Philippe Bilger : Dans les Gilets jaunes, il y a à peu près 30 % de citoyens qui étaient un peu étiquetés politiquement. C’est un immense fourre-tout. Mais il faut bien voir que à partir où on considère que leur cause dans leurs principes est légitime, on peut concevoir que la violence d’honnêtes gens qui sont désespérés, qui ont eu l’impression d’être abandonné par la République et par ce pouvoir en particulier bizarrement s’abandonne  des paroxysmes de violence qui sont inconcevables parce que précisément ce sont des violences d’un jour si vous voulez. Rien de pire que l’honnête homme qui tout à coup par désespoir politique et social s’abandonne au pire. Alors ce pire devient paroxystique. 

Le gouvernement n’a rigoureusement rien compris au moins à l’origine dans la cause des Gilets jaunes. Il a tardé à réagir. Ce retard a eu des effets délétères et on en a encore la preuve aujourd’hui. Rien n’est terminé même si bien sûr le mouvement diminue dans son ampleur , s’il y a des tensions au sein des Gilets jaunes eux-mêmes et qu’il y a divers courants qui s’expriment. Le gouvernement n’a pas tous les torts. Il est confronté à une révolte très équivoque dans ses revendications, du pouvoir d’achat jusqu’au RIC ensuite jusqu’à la destitution d’Emmanuel Macron avec un coup de force républicaine. Il est difficile au pouvoir actuel de savoir comment répondre à des demandes aussi plurielles, aussi ambiguës et aussi équivoques.  

Je pense que ce qu’a mis en œuvre avec retard le pouvoir, le grand débat national, est une bonne chose même s’il lui a été imposé. 

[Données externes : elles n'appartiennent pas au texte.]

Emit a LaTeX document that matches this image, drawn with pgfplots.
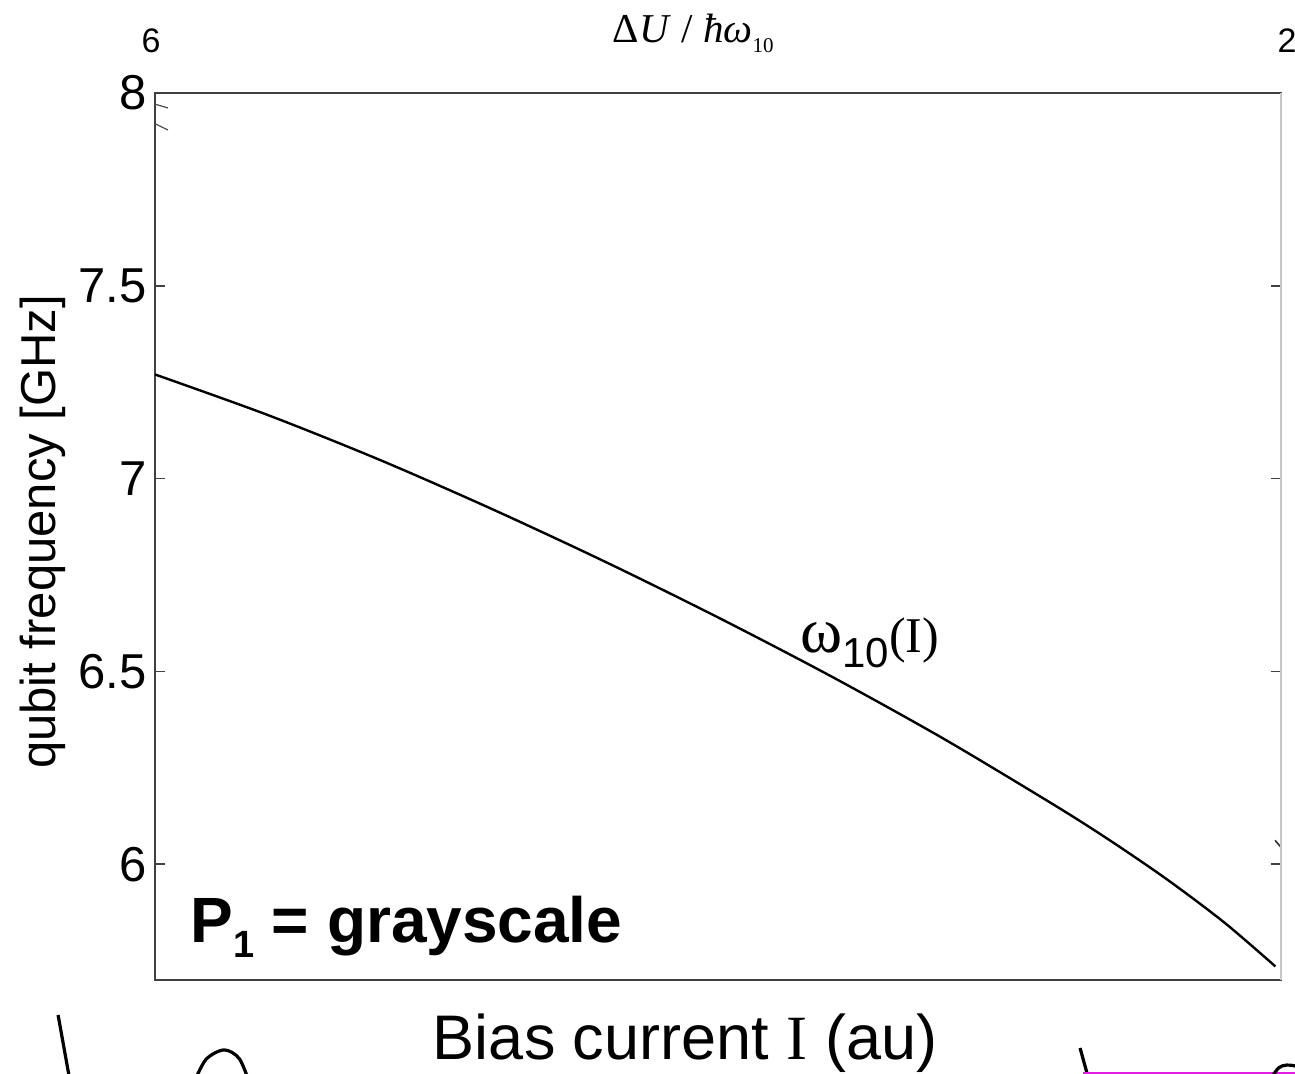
\documentclass[border=0pt]{standalone}
\usepackage{fontspec}
\setmainfont{Liberation Sans}
\newfontfamily\serif{Liberation Serif}
\usepackage{pgfplots}
\pgfplotsset{compat=1.18}
\definecolor{sketchmag}{RGB}{225,30,225}
\begin{document}
\begin{tikzpicture}
\begin{axis}[
  scale only axis, width=563pt, height=443.5pt,
  xmin=0, xmax=1, ymin=5.7, ymax=8,
  xtick=\empty,
  ytick={6,6.5,7,7.5,8},
  ytick pos=both, tick align=inside,
  major tick length=5pt,
  tick style={color=black!75, line width=0.8pt},
  axis line style={color=black!75, line width=1pt},
  clip=false,
  /pgf/number format/assume math mode=true,
  yticklabel style={font=\fontsize{24.5}{24.5}\selectfont, inner sep=0pt, xshift=-4pt},
]
% main transition curve omega_10(I)
\addplot[black, line width=1.2pt, smooth] coordinates {
  (0,7.27) (0.1,7.165) (0.2,7.048) (0.3,6.920) (0.4,6.784) (0.5,6.640)
  (0.6,6.488) (0.7,6.326) (0.8,6.151) (0.85,6.058) (0.9,5.958) (0.95,5.848) (0.995,5.735)};
% small faint traces
\addplot[black!70, line width=0.6pt] coordinates {(0,7.971) (0.0115,7.961)};
\addplot[black!70, line width=0.6pt] coordinates {(0,7.920) (0.0115,7.904)};
\addplot[black!80, line width=0.8pt] coordinates {(0.9947,6.062) (1,6.044)};

\draw[color=black!22, line width=1.3pt] (rel axis cs:1,0) -- (rel axis cs:1,1);

\node[anchor=base west, inner sep=0] at (rel axis cs:0.031,0.0417)
  {\fontsize{32}{32}\selectfont\bfseries P\raisebox{-7.5pt}{\fontsize{19}{19}\selectfont 1} = grayscale};
\node[anchor=base west, inner sep=0] at (rel axis cs:0.5728,0.3687)
  {{\serif\fontsize{32}{32}\selectfont ω}\raisebox{-7.5pt}{\fontsize{21}{21}\selectfont 10}{\serif\fontsize{25}{25}\selectfont (I)}};
\node[anchor=base, inner sep=0] at (rel axis cs:0.4707,-0.0902)
  {\fontsize{31.5}{31.5}\selectfont Bias current {\serif I} (au)};
\node[rotate=90, anchor=base, inner sep=0] at (rel axis cs:-0.0888,0.505)
  {\fontsize{24.5}{24.5}\selectfont qubit frequency [GHz]};
\node[anchor=base, inner sep=0] at (rel axis cs:-0.0036,1.0451) {\fontsize{17}{17}\selectfont 6};
\node[anchor=base, inner sep=0] at (rel axis cs:1.0053,1.0451) {\fontsize{17}{17}\selectfont 2};
\node[anchor=base, inner sep=0] at (rel axis cs:0.478,1.0564)
  {\serif\fontsize{20.5}{20.5}\selectfont Δ\textit{U} / \textit{ħω}\raisebox{-5pt}{\fontsize{10.5}{10.5}\selectfont 10}};

% hand-drawn sketches at the bottom (cut off)
\draw[black, line width=1.6pt] (rel axis cs:-0.0861,-0.0395) -- (rel axis cs:-0.0740,-0.125);
\draw[black, line width=1.6pt] plot[smooth] coordinates {(rel axis cs:0.0330,-0.120) (rel axis cs:0.0450,-0.090) (rel axis cs:0.0613,-0.0789) (rel axis cs:0.0750,-0.089) (rel axis cs:0.0850,-0.120)};
\draw[black, line width=1.6pt] (rel axis cs:0.8215,-0.0767) -- (rel axis cs:0.8320,-0.125);
\draw[sketchmag, line width=1.2pt] (rel axis cs:0.8240,-0.1052) -- (rel axis cs:1.03,-0.1052);
\draw[black, line width=1.6pt] plot[smooth] coordinates {(rel axis cs:0.9850,-0.125) (rel axis cs:0.9980,-0.099) (rel axis cs:1.0124,-0.097) (rel axis cs:1.03,-0.110)};

\coordinate (bl) at (rel axis cs:-0.1377,-0.1060);
\coordinate (tr) at (rel axis cs:1.0124,1.1048);
\end{axis}
\pgfresetboundingbox
\path[use as bounding box] (bl) rectangle (tr);
\end{tikzpicture}
\end{document}
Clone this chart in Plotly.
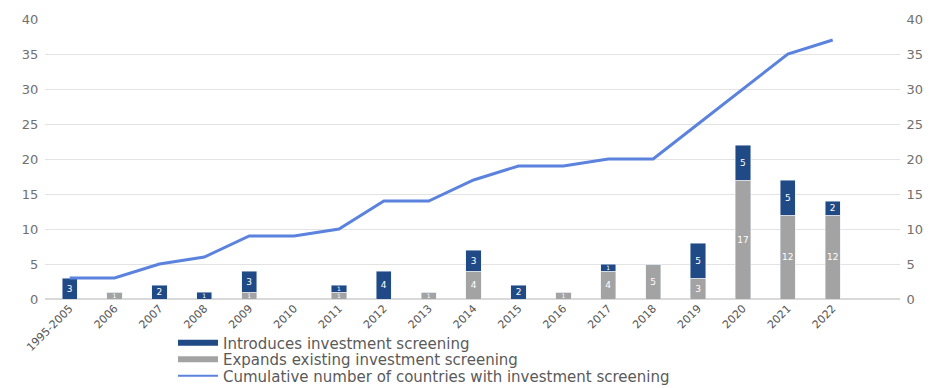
import plotly.graph_objects as go

categories = ["1995-2005", "2006", "2007", "2008", "2009", "2010", "2011", "2012", "2013",
              "2014", "2015", "2016", "2017", "2018", "2019", "2020", "2021", "2022"]
expands = [0, 1, 0, 0, 1, 0, 1, 0, 1, 4, 0, 1, 4, 5, 3, 17, 12, 12]
introduces = [3, 0, 2, 1, 3, 0, 1, 4, 0, 3, 2, 0, 1, 0, 5, 5, 5, 2]
cumulative = [3, 3, 5, 6, 9, 9, 10, 14, 14, 17, 19, 19, 20, 20, 25, 30, 35, 37]
y_ticks = [0, 5, 10, 15, 20, 25, 30, 35, 40]

BLUE = "#1f4a86"
GRAY = "#a3a3a3"
LINE = "#5b82dd"
TXT = "#707070"
FONT = "DejaVu Sans, Liberation Sans, sans-serif"


def labels(vals):
    return [str(v) if v else None for v in vals]


def label_sizes(vals):
    return [6 if v == 1 else 9 for v in vals]


fig = go.Figure()
fig.add_trace(go.Bar(x=categories, y=expands, marker_color=GRAY, width=0.34,
                     text=labels(expands), textposition="inside", insidetextanchor="middle",
                     textangle=0, constraintext="none",
                     textfont=dict(color="white", size=label_sizes(expands)), showlegend=False))
fig.add_trace(go.Bar(x=categories, y=introduces, marker_color=BLUE, width=0.34,
                     text=labels(introduces), textposition="inside", insidetextanchor="middle",
                     textangle=0, constraintext="none",
                     textfont=dict(color="white", size=label_sizes(introduces)), showlegend=False))
fig.add_trace(go.Scatter(x=categories, y=cumulative, mode="lines",
                         line=dict(color=LINE, width=3), showlegend=False))
# legend entries (separate legends for precise row spacing)
fig.add_trace(go.Scatter(x=[None], y=[None], mode="lines", line=dict(color=BLUE, width=6),
                         name="Introduces investment screening", legend="legend"))
fig.add_trace(go.Scatter(x=[None], y=[None], mode="lines", line=dict(color=GRAY, width=6),
                         name="Expands existing investment screening", legend="legend2"))
fig.add_trace(go.Scatter(x=[None], y=[None], mode="lines", line=dict(color=LINE, width=2),
                         name="Cumulative number of countries with investment screening",
                         legend="legend3"))
# invisible trace to drive the right axis
fig.add_trace(go.Scatter(x=[categories[0]], y=[0], yaxis="y2", mode="markers",
                         marker=dict(opacity=0), showlegend=False, hoverinfo="skip"))

leg_common = dict(x=0.185, xref="container", yref="container", xanchor="left",
                  yanchor="middle", font=dict(size=15, color="#5a5a5a", family=FONT),
                  itemwidth=40, bgcolor="rgba(0,0,0,0)", borderwidth=0)

fig.update_layout(
    barmode="stack",
    width=935, height=388,
    margin=dict(l=45, r=35, t=19, b=89, autoexpand=False),
    paper_bgcolor="white", plot_bgcolor="white",
    font=dict(family=FONT, color=TXT, size=12),
    xaxis=dict(type="category", range=[-0.55, 18.5], tickangle=-45,
               tickfont=dict(size=11, color="#555555", family=FONT), showgrid=False,
               showline=False, ticks="", automargin=False),
    yaxis=dict(range=[0, 40], tickvals=y_ticks, showgrid=True, gridcolor="#e3e3e3",
               gridwidth=1, zeroline=True, zerolinecolor="#d9d9d9",
               tickfont=dict(size=13, color=TXT), ticklen=3, ticks="outside",
               tickcolor="white", automargin=False),
    yaxis2=dict(range=[0, 40], tickvals=y_ticks, overlaying="y", side="right",
                showgrid=False, zeroline=False, tickfont=dict(size=13, color=TXT),
                ticks="outside", ticklen=3, tickcolor="white", automargin=False),
    legend=dict(y=1 - 343 / 388, **leg_common),
    legend2=dict(y=1 - 359.5 / 388, **leg_common),
    legend3=dict(y=1 - 376 / 388, **leg_common),
)

fig.write_html("out.html")
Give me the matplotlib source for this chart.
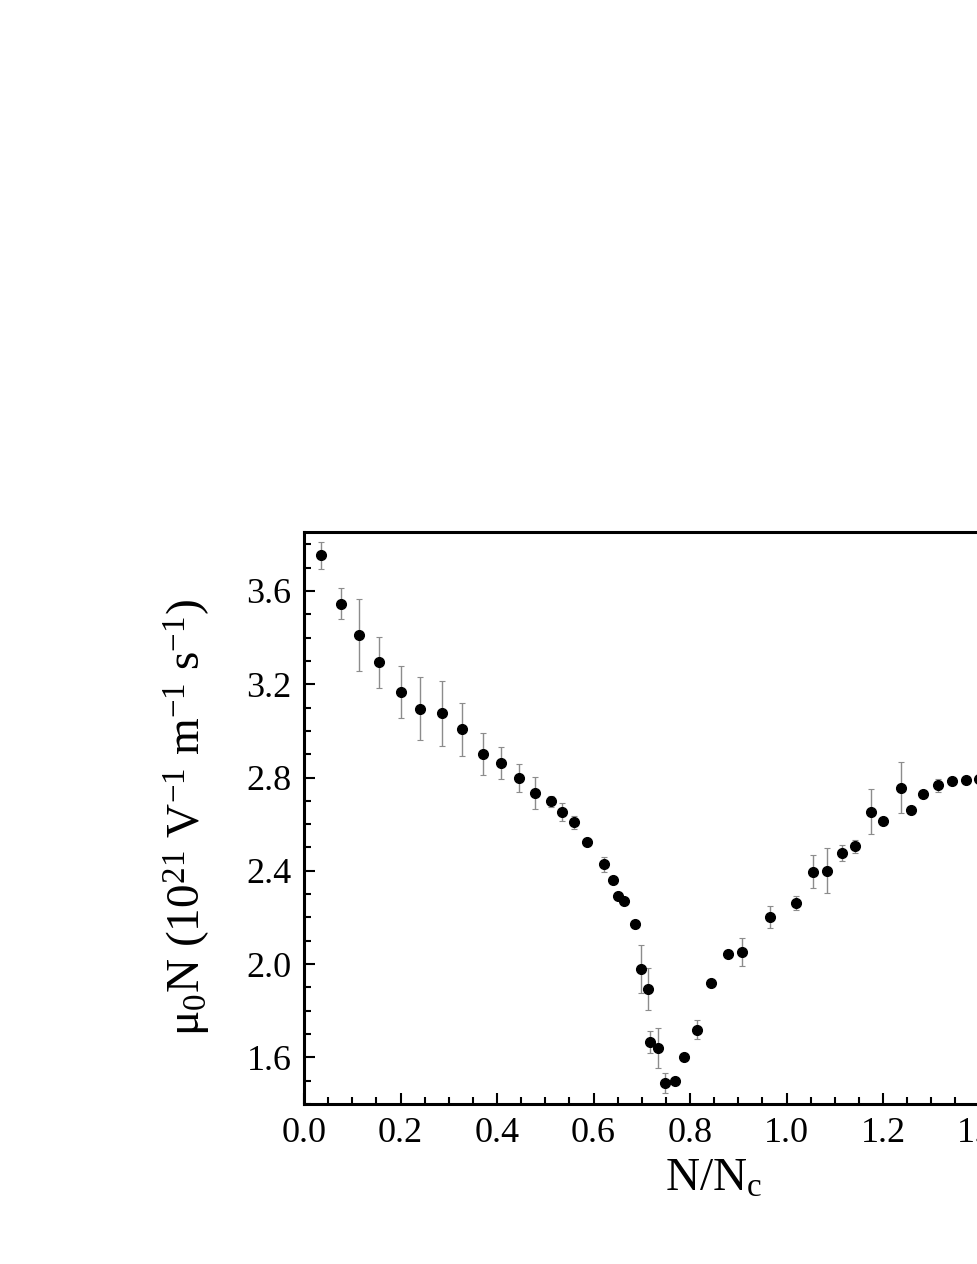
import matplotlib
matplotlib.use("Agg")
import matplotlib.pyplot as plt
from matplotlib.ticker import MultipleLocator, FormatStrFormatter

plt.rcParams['font.family'] = ['Liberation Serif', 'DejaVu Serif']
plt.rcParams['mathtext.fontset'] = 'custom'
plt.rcParams['mathtext.rm'] = 'Liberation Serif'
plt.rcParams['mathtext.it'] = 'Liberation Serif:italic'

# Data
n_ratio = [0.035, 0.076, 0.113, 0.155, 0.202, 0.241, 0.286, 0.328, 0.370, 0.409,
           0.446, 0.479, 0.512, 0.535, 0.559, 0.587, 0.621, 0.640, 0.651, 0.664,
           0.687, 0.698, 0.712, 0.718, 0.733, 0.748, 0.769, 0.788, 0.815, 0.843,
           0.879, 0.908, 0.966, 1.020, 1.054, 1.083, 1.116, 1.143, 1.175, 1.201,
           1.237, 1.259, 1.283, 1.315, 1.342, 1.373, 1.400]
mu0N = [3.753, 3.546, 3.413, 3.294, 3.167, 3.095, 3.076, 3.007, 2.900, 2.862,
        2.798, 2.734, 2.698, 2.651, 2.608, 2.522, 2.428, 2.359, 2.291, 2.271,
        2.171, 1.979, 1.893, 1.665, 1.639, 1.491, 1.499, 1.603, 1.719, 1.919,
        2.043, 2.051, 2.202, 2.263, 2.396, 2.401, 2.476, 2.505, 2.654, 2.615,
        2.757, 2.660, 2.729, 2.767, 2.784, 2.790, 2.795]
mu0N_err = [0.057, 0.066, 0.154, 0.110, 0.110, 0.135, 0.139, 0.114, 0.091, 0.069,
            0.061, 0.069, 0.023, 0.039, 0.028, 0.010, 0.031, 0.010, 0.000, 0.010,
            0.015, 0.105, 0.089, 0.046, 0.086, 0.043, 0.000, 0.000, 0.040, 0.012,
            0.000, 0.059, 0.049, 0.031, 0.071, 0.096, 0.036, 0.028, 0.097, 0.000,
            0.110, 0.000, 0.000, 0.027, 0.000, 0.000, 0.000]

W, H = 977, 1264
fig = plt.figure(figsize=(W / 100, H / 100), dpi=100)
left, bottom, top = 304, 1104, 532
xmax = 1.7
px_per_unit = 482.5
right = left + xmax * px_per_unit
ax = fig.add_axes([left / W, (H - bottom) / H, (right - left) / W, (bottom - top) / H])

ax.errorbar(n_ratio, mu0N, yerr=mu0N_err, fmt='o', color='black', markersize=7,
            ecolor='#8c8c8c', elinewidth=1.0, capsize=2.5, capthick=0.8, zorder=3)

ax.set_xlim(0, xmax)
ax.set_ylim(1.4, 3.853)
ax.xaxis.set_major_locator(MultipleLocator(0.2))
ax.xaxis.set_minor_locator(MultipleLocator(0.05))
ax.yaxis.set_major_locator(MultipleLocator(0.4))
ax.yaxis.set_minor_locator(MultipleLocator(0.1))
ax.xaxis.set_major_formatter(FormatStrFormatter('%.1f'))
ax.yaxis.set_major_formatter(FormatStrFormatter('%.1f'))

ax.tick_params(which='both', direction='in', top=False, right=True, width=1.5,
               labelsize=26)
ax.tick_params(which='major', length=8, pad=9)
ax.tick_params(which='minor', length=5)
for s in ax.spines.values():
    s.set_linewidth(2.2)

ax.set_xlabel(r'N/N$_\mathrm{c}$', fontsize=34, labelpad=6)
ax.set_ylabel(r'μ$_0$N (10$^{21}$ V$^{-1}$ m$^{-1}$ s$^{-1}$)', fontsize=34, labelpad=24)

fig.savefig('out.png', dpi=100)
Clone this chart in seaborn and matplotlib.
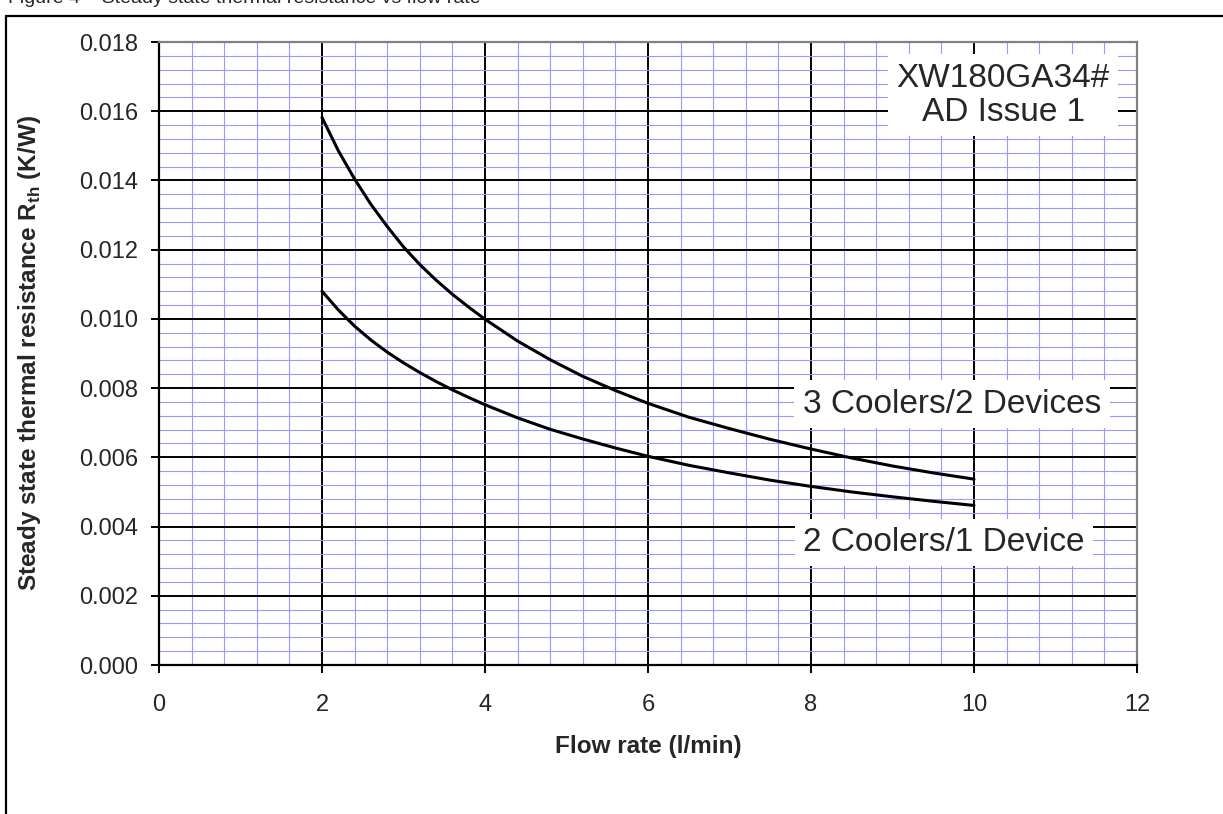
import matplotlib
matplotlib.use("Agg")
import matplotlib.pyplot as plt
from matplotlib.lines import Line2D
import numpy as np
import pandas as pd
import seaborn as sns

# ---------------------------------------------------------------------------
# Data
# ---------------------------------------------------------------------------
flow_3c = [2.0, 2.2, 2.4, 2.6, 2.8, 3.0, 3.2, 3.4, 3.6, 3.8, 4.0, 4.4, 4.8,
           5.2, 5.6, 6.0, 6.5, 7.0, 7.5, 8.0, 8.5, 9.0, 9.5, 10.0]
rth_3c = [0.01582, 0.01486, 0.01404, 0.01331, 0.01267, 0.01208, 0.01157,
          0.01112, 0.01071, 0.01034, 0.00999, 0.00936, 0.00882, 0.00834,
          0.00793, 0.00756, 0.00716, 0.00683, 0.00652, 0.00624, 0.00598,
          0.00575, 0.00555, 0.00537]

flow_2c = [2.0, 2.2, 2.4, 2.6, 2.8, 3.0, 3.2, 3.4, 3.6, 3.8, 4.0, 4.4, 4.8,
           5.2, 5.6, 6.0, 6.5, 7.0, 7.5, 8.0, 8.5, 9.0, 9.5, 10.0]
rth_2c = [0.01080, 0.01026, 0.00979, 0.00939, 0.00904, 0.00873, 0.00845,
          0.00819, 0.00795, 0.00773, 0.00752, 0.00714, 0.00681, 0.00653,
          0.00627, 0.00603, 0.00577, 0.00555, 0.00534, 0.00516, 0.00500,
          0.00486, 0.00473, 0.00461]

series_names = ["3 Coolers/2 Devices", "2 Coolers/1 Device"]
x_ticks = [0, 2, 4, 6, 8, 10, 12]
y_ticks = [0.000, 0.002, 0.004, 0.006, 0.008, 0.010, 0.012, 0.014, 0.016, 0.018]

W, H = 1223, 814

# Styling
sns.set_theme(style="white")
plt.rcParams["font.family"] = ["Liberation Sans", "DejaVu Sans"]
plt.rcParams["mathtext.fontset"] = "custom"
plt.rcParams["mathtext.rm"] = "Liberation Sans"
plt.rcParams["mathtext.bf"] = "Liberation Sans:bold"

df = pd.concat([
    pd.DataFrame({"flow": flow_3c, "rth": rth_3c, "series": series_names[0]}),
    pd.DataFrame({"flow": flow_2c, "rth": rth_2c, "series": series_names[1]}),
])

fig = plt.figure(figsize=(W / 100, H / 100), dpi=100)
ax = fig.add_axes([159 / W, 1 - 665 / H, (1137 - 159) / W, (665 - 42) / H])

sns.lineplot(data=df, x="flow", y="rth", hue="series",
             palette=["black", "black"], linewidth=2.2, legend=False,
             ax=ax, zorder=3, sort=False)

ax.set_xlim(0, 12)
ax.set_ylim(0, 0.018)
ax.set_xticks(x_ticks)
ax.set_yticks(y_ticks)
ax.set_xticks(np.arange(0, 12.01, 0.4), minor=True)
ax.set_yticks(np.arange(0, 0.01801, 0.0004), minor=True)
ax.set_yticklabels([f"{v:.3f}" for v in y_ticks])
ax.set_xticklabels([str(v) for v in x_ticks])

ax.grid(which="minor", color="#9999ff", linewidth=0.8)
ax.grid(which="major", color="black", linewidth=1.4)
ax.set_axisbelow(True)

ax.tick_params(which="major", bottom=True, left=True, direction="out",
               length=5.8, width=1.4, color="black", labelsize=17)
ax.tick_params(axis="x", pad=15)
ax.tick_params(axis="y", pad=9)
ax.tick_params(which="minor", length=0)

for side in ["left", "bottom"]:
    ax.spines[side].set_color("black")
    ax.spines[side].set_linewidth(1.6)
for side in ["top", "right"]:
    ax.spines[side].set_color("#808080")
    ax.spines[side].set_linewidth(1.6)

ax.set_xlabel("Flow rate (l/min)", fontsize=17.5, fontweight="bold", va="center")
ax.xaxis.set_label_coords(0.5, -(746 - 665) / (665 - 42))
ax.set_ylabel(r"Steady state thermal resistance R$_{\mathbf{th}}$ (K/W)",
              fontsize=17.5, fontweight="bold", va="center")
ax.yaxis.set_label_coords(-(159 - 30) / (1137 - 159), 0.5)

box = dict(boxstyle="square,pad=0.25", facecolor="white", edgecolor="none")
ax.text(10.36, 0.01646, "XW180GA34#\nAD Issue 1", fontsize=24, ha="center",
        va="center", linespacing=1.15, bbox=box, zorder=5)
ax.text(9.73, 0.00754, series_names[0], fontsize=24, ha="center",
        va="center", bbox=box, zorder=5)
ax.text(9.63, 0.00354, series_names[1], fontsize=24, ha="center",
        va="center", bbox=box, zorder=5)

# Outer figure frame (partly off-canvas) and the caption clipped at the top edge
fig.add_artist(Line2D([6 / W, 6 / W], [0, 1 - 16 / H], color="black", linewidth=1.6))
fig.add_artist(Line2D([6 / W, 1], [1 - 16 / H, 1 - 16 / H], color="black", linewidth=1.6))
fig.text(8 / W, 1 - 3 / H, "Figure 4 \u2013 Steady state thermal resistance vs flow rate",
         fontsize=14, ha="left", va="baseline")

fig.savefig("out.png", dpi=100)
plt.close(fig)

Derrière tout cela, il faut bien voir qu’il y a une profonde demande démocratique. A la fois d’exemplarité et de respect. Je crois beaucoup à la démocratie du respect et de l’exemplarité. On ne pourra jamais demander à la masse des citoyens des comportements de rectitude totale si le pouvoir  en lui-même n’est pas féru d’une exemplarité irréprochable et ne donne pas à l’ensemble de la communauté nationale des signes de respect et de considération. Derrière tout cela, il y a une exigence éthique. On veut être considéré, on veut être respecté. Ca n’est pas parce que l’on n’a pas eu la parole durant des années qu’il ne faut pas écouter cette parole aujourd’hui. 

Il est extravagant que la France qui est tout de même une République digne de ce nom ait eu besoin de l’effervescence, voire de la révolte parfois même des violences des Gilets jaunes pour comprendre que l’ensemble de la communauté nationale doit être écoutée et respectée. Je ne vais pas vous ressortir Christophe Guilluy mais il a totalement raison. Fallait-il que les Gilets jaunes s’abandonnent à des exactions parfois pour qu’on comprenne qu’il y avait toute une part de la France périphérique qui en avait assez d’être étouffée et de n’être pas considérée. 

Ca montre tout de même que notre démocratie, j’ai évoqué son caractère exemplaire - on le souhaiterait - il est tout de même tout à fait imparfait dans la mesure où les manifestations, les crises n’arrivent jamais par hasard. Apparemment il a fallu les Gilets jaunes pour que, tout de même à un moment donné, le pouvoir comprenne et que l’État saisisse qu’une part de notre pays en avait assez d’être abandonné, déserté et pas écouté.